Fig. 3 shows a form of the invention in which the secondary fluid of the heat-exchanger 8 is the working fluid itself. The air charge, after leaving the filter passes via a bypass 1 6 through the heat-exchanger 8 giving up heat at light loads. It then passes to the intake 1 7 of the supercharger, where it is expanded and cooled further before being warmed by passing through the heat-exchanger, and then to the engine. On a sudden demand for power the valve 6 (Fig. 1) is opened fully and the intake space filled with very cold air. It does, therefore, pass a greater than normal quantity of air for a given power taken, as determined by the pressure rise across the supercharger. This can be only a transient condition, until the heat-exchanger is warmed up by the supercharge air, and so is suitable for intermittent loads.When continuous high load is required a valve 1 5 is used to isolate the heat-exchanger and open the supercharger intake 1 7 to the air filter.

It is within the scope of the invention to use this superharging system for engines of other than spark ignition type. Diesel engines, when highly turbocharged have fuel systems which vary the fuel in proportion to the air flow quantity, as does the spark ignition engine.

Such engines can take advantage of this supercharging system when it is used in addition to the turbocharger, to give a greater rate of response to a demand for increased load.

In such an installation the turbocharger's compressor would feed the supercharger intake, and be adjusted to over-supercharge the engine, this being reduced to the correct value by the expansion through the supercharger.

On a sudden demand for power the intake valve 6 would be opened fully and a high supercharge pressure obtained for a short period during which time the increased air mass has also helped accelerate the turbocharging at a greater than normal rate.

Claims (11)

1. An internal combustion engine supercharging system wherein an engine-driven variable throughput supercharger is coupled so as to run at a greater rotational speed than that provided by the engine when running at maximum supercharge.

2. A system in accordance with Claim 1 wherein the coupling between the supercharger and the engine is an overrun device and the supercharger can be rotated more rapidly by air induction derived from the engine than by the mechanical engine drive.

3. A system in accordance with Claim 2 wherein the overrun device is a freewheel.

4. A system in accordance with Claim 2 wherein the overrun device is a fluid coupling.

5. A system in accordance with Claim 1 wherein there is a variable speed drive controlled so the speed of the supercharger increases as engine load decreases.

6. A system in accordance with any of Claims 1 to 5 including a heat exchanger between the output of the supercharger and the engine for optimising the temperature of the fluid delivered by the supercharger.

7. A system in accordance with Claim 5 wherein the heat exchanger is a passive heat exchanger.

8. A system in accordance with Claim 5 wherein the heat exchanger operates with a secondary fluid.

9. A system in accordance with Claim 8 wherein the secondary fluid is the charge air before it enters the supercharger.
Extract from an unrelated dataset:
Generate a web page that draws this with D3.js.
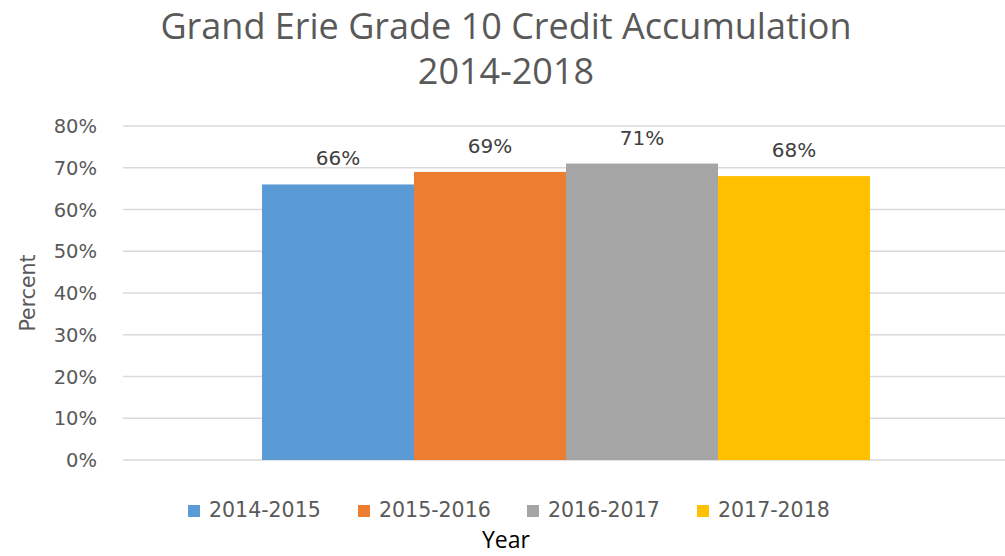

10. A system in accordance with Claim 8 wherein the secondary fluid is air from a passenger compartment of a vehicle in which the system is installed.

11. A system in accordance with any of the preceding claims which includes valve controlled means for controlling the temperature of the air which is admitted to the supercharger.

1 2. A system in accordance with any of the preceding claims and including an engine turbocharger wherein the compressor of the turbocharger feeds the supercharger intake.

1 3. An internal combustion engine supercharging system substantially as hereinbefore described with reference to, and as shown in Figs. 1 and 2 or Figs. 1 and 3 of the accompanying drawings.